#### EXERCISE INSTRUCTIONS
Line by line, repeat the data below exactly, beginning at the first line and ending at the line with "const defs = svg.append('defs');". Omit pictures.

==================================================

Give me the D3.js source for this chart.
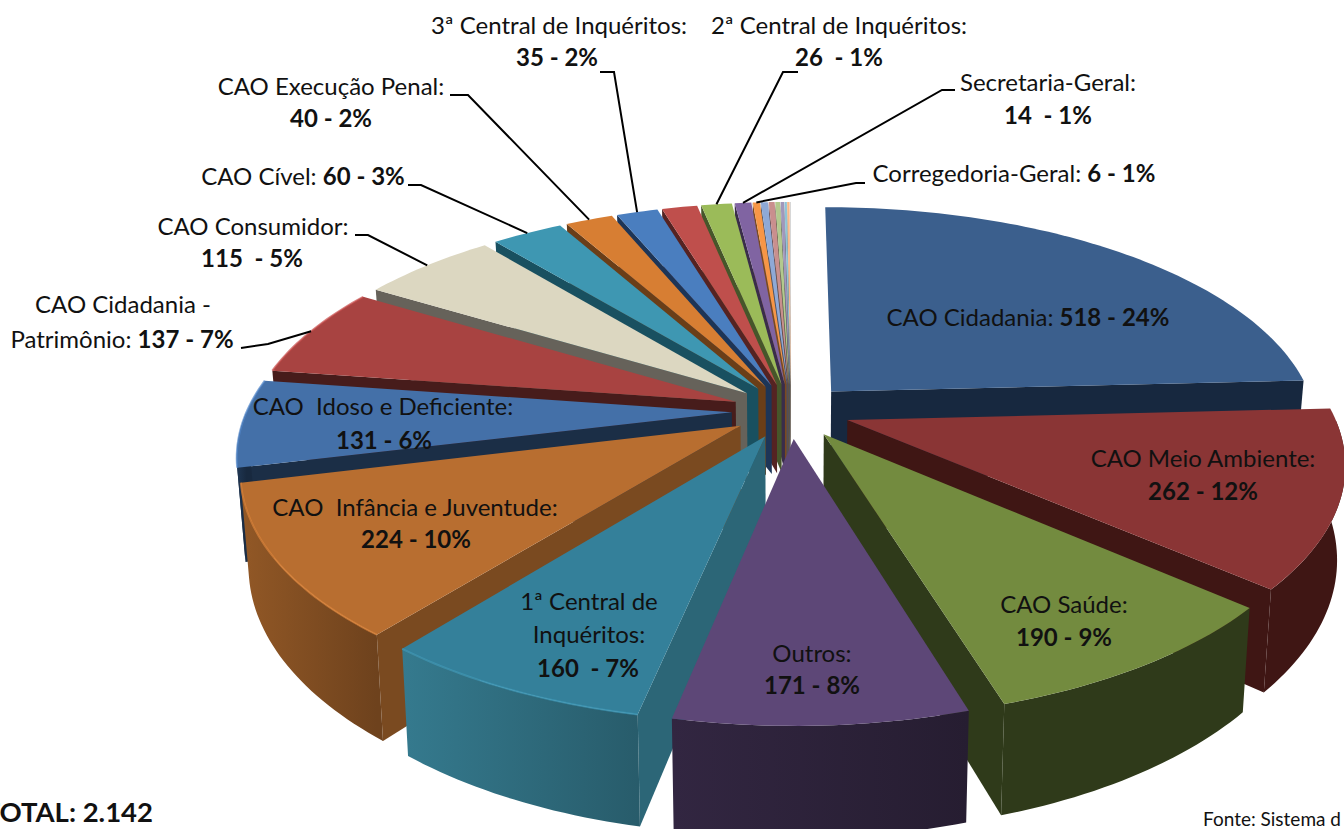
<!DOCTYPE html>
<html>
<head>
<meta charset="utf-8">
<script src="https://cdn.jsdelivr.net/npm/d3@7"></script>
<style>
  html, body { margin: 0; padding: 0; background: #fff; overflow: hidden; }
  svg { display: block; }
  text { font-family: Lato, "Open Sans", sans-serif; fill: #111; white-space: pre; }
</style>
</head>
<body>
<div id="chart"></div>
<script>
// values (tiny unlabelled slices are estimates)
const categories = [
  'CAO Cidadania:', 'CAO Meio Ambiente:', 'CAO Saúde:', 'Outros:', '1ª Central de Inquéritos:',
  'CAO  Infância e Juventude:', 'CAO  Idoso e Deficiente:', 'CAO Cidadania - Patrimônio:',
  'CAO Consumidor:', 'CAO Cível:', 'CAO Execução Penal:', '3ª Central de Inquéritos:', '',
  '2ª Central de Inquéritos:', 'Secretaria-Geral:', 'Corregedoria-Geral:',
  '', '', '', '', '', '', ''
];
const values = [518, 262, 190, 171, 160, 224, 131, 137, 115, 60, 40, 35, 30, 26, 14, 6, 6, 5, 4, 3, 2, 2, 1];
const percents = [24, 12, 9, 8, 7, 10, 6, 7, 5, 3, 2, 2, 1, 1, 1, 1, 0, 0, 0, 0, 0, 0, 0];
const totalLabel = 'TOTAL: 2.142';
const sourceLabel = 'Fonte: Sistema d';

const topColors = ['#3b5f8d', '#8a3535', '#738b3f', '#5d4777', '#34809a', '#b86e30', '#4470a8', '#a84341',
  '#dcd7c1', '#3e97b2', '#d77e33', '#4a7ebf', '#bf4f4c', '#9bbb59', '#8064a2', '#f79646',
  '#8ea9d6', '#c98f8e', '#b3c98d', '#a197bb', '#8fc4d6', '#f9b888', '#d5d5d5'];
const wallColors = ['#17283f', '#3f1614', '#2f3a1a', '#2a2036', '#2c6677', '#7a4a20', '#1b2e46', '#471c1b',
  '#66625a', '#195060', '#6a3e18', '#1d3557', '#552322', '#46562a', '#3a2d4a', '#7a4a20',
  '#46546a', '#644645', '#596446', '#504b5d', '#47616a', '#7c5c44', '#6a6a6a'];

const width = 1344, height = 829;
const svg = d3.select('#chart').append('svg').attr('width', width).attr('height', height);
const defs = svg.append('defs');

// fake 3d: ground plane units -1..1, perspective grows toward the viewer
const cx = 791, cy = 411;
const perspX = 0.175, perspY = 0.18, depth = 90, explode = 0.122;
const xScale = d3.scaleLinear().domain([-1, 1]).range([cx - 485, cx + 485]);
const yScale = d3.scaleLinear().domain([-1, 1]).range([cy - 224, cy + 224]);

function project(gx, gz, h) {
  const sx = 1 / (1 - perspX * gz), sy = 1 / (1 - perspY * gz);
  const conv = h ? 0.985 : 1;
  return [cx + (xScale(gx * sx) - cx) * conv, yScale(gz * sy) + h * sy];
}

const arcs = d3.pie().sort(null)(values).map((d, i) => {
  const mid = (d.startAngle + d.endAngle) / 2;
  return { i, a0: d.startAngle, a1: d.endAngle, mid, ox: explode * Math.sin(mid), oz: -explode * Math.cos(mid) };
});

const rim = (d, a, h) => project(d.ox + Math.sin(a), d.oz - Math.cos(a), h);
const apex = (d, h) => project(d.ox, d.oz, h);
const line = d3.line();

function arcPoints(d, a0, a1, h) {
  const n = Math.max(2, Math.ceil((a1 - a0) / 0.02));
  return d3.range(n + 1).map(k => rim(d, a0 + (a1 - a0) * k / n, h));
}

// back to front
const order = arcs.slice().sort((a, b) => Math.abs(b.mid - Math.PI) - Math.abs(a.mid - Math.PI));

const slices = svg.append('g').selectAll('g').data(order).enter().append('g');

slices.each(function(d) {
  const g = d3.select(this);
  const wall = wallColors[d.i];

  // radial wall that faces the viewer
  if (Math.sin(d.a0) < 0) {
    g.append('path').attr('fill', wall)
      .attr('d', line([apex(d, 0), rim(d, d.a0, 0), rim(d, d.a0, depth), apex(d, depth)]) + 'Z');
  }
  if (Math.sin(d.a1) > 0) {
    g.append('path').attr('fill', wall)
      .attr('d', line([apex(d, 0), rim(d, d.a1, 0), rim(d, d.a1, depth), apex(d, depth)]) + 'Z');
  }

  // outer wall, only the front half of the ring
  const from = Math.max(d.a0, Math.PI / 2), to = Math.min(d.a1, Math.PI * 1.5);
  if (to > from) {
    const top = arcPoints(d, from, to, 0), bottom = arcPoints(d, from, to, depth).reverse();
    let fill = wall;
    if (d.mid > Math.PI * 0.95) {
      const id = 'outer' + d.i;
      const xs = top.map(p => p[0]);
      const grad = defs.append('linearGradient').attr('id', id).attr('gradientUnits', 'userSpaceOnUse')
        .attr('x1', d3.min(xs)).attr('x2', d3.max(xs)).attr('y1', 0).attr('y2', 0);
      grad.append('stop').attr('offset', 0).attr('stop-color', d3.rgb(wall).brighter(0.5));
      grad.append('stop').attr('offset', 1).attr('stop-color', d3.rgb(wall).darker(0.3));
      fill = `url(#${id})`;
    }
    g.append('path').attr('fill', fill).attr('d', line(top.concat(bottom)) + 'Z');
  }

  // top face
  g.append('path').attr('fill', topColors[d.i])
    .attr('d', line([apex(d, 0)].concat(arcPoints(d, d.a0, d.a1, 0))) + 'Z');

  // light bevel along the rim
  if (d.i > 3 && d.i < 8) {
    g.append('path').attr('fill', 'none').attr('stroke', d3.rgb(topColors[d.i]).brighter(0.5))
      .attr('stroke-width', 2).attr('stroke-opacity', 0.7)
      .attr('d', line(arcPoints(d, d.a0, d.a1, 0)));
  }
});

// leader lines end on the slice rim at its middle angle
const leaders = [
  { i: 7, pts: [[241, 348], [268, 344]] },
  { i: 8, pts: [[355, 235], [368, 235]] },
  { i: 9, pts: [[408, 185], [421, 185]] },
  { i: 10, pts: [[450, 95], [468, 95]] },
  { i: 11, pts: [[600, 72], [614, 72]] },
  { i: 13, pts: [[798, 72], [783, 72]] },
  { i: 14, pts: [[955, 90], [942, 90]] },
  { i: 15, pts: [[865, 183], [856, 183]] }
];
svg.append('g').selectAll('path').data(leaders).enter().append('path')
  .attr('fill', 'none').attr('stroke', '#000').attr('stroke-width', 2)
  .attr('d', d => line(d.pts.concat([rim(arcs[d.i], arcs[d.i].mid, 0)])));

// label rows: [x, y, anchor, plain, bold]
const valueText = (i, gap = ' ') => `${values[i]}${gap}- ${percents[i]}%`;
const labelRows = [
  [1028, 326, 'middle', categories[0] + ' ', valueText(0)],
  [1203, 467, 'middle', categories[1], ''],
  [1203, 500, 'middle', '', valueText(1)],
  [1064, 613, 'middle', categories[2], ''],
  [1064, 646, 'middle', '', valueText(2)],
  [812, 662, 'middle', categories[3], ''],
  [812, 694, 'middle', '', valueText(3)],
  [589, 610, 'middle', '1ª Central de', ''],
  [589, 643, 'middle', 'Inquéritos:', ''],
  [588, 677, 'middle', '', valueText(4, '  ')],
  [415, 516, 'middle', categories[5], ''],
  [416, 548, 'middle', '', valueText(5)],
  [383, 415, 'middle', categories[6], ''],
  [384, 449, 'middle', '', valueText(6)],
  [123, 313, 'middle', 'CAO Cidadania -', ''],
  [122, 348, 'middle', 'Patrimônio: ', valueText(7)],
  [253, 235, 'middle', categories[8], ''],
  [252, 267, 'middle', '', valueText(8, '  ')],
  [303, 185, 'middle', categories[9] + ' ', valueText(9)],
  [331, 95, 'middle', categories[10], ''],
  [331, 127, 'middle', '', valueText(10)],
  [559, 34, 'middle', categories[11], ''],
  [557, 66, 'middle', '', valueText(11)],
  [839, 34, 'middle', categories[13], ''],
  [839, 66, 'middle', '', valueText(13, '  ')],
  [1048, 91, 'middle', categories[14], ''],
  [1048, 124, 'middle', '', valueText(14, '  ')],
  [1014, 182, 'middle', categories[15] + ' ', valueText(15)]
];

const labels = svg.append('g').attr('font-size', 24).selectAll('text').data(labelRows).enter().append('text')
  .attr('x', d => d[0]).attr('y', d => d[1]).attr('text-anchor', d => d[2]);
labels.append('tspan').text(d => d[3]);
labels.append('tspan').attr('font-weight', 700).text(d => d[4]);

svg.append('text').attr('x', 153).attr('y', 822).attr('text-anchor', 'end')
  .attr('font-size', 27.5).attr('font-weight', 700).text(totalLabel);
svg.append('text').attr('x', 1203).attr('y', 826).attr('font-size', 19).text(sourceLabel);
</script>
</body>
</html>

==================================================

#### WRITTEN ANSWER
Give me the D3.js source for this chart.
<!DOCTYPE html>
<html>
<head>
<meta charset="utf-8">
<script src="https://cdn.jsdelivr.net/npm/d3@7"></script>
<style>
  html, body { margin: 0; padding: 0; background: #fff; overflow: hidden; }
  svg { display: block; }
  text { font-family: Lato, "Open Sans", sans-serif; fill: #111; white-space: pre; }
</style>
</head>
<body>
<div id="chart"></div>
<script>
// values (tiny unlabelled slices are estimates)
const categories = [
  'CAO Cidadania:', 'CAO Meio Ambiente:', 'CAO Saúde:', 'Outros:', '1ª Central de Inquéritos:',
  'CAO  Infância e Juventude:', 'CAO  Idoso e Deficiente:', 'CAO Cidadania - Patrimônio:',
  'CAO Consumidor:', 'CAO Cível:', 'CAO Execução Penal:', '3ª Central de Inquéritos:', '',
  '2ª Central de Inquéritos:', 'Secretaria-Geral:', 'Corregedoria-Geral:',
  '', '', '', '', '', '', ''
];
const values = [518, 262, 190, 171, 160, 224, 131, 137, 115, 60, 40, 35, 30, 26, 14, 6, 6, 5, 4, 3, 2, 2, 1];
const percents = [24, 12, 9, 8, 7, 10, 6, 7, 5, 3, 2, 2, 1, 1, 1, 1, 0, 0, 0, 0, 0, 0, 0];
const totalLabel = 'TOTAL: 2.142';
const sourceLabel = 'Fonte: Sistema d';

const topColors = ['#3b5f8d', '#8a3535', '#738b3f', '#5d4777', '#34809a', '#b86e30', '#4470a8', '#a84341',
  '#dcd7c1', '#3e97b2', '#d77e33', '#4a7ebf', '#bf4f4c', '#9bbb59', '#8064a2', '#f79646',
  '#8ea9d6', '#c98f8e', '#b3c98d', '#a197bb', '#8fc4d6', '#f9b888', '#d5d5d5'];
const wallColors = ['#17283f', '#3f1614', '#2f3a1a', '#2a2036', '#2c6677', '#7a4a20', '#1b2e46', '#471c1b',
  '#66625a', '#195060', '#6a3e18', '#1d3557', '#552322', '#46562a', '#3a2d4a', '#7a4a20',
  '#46546a', '#644645', '#596446', '#504b5d', '#47616a', '#7c5c44', '#6a6a6a'];

const width = 1344, height = 829;
const svg = d3.select('#chart').append('svg').attr('width', width).attr('height', height);
const defs = svg.append('defs');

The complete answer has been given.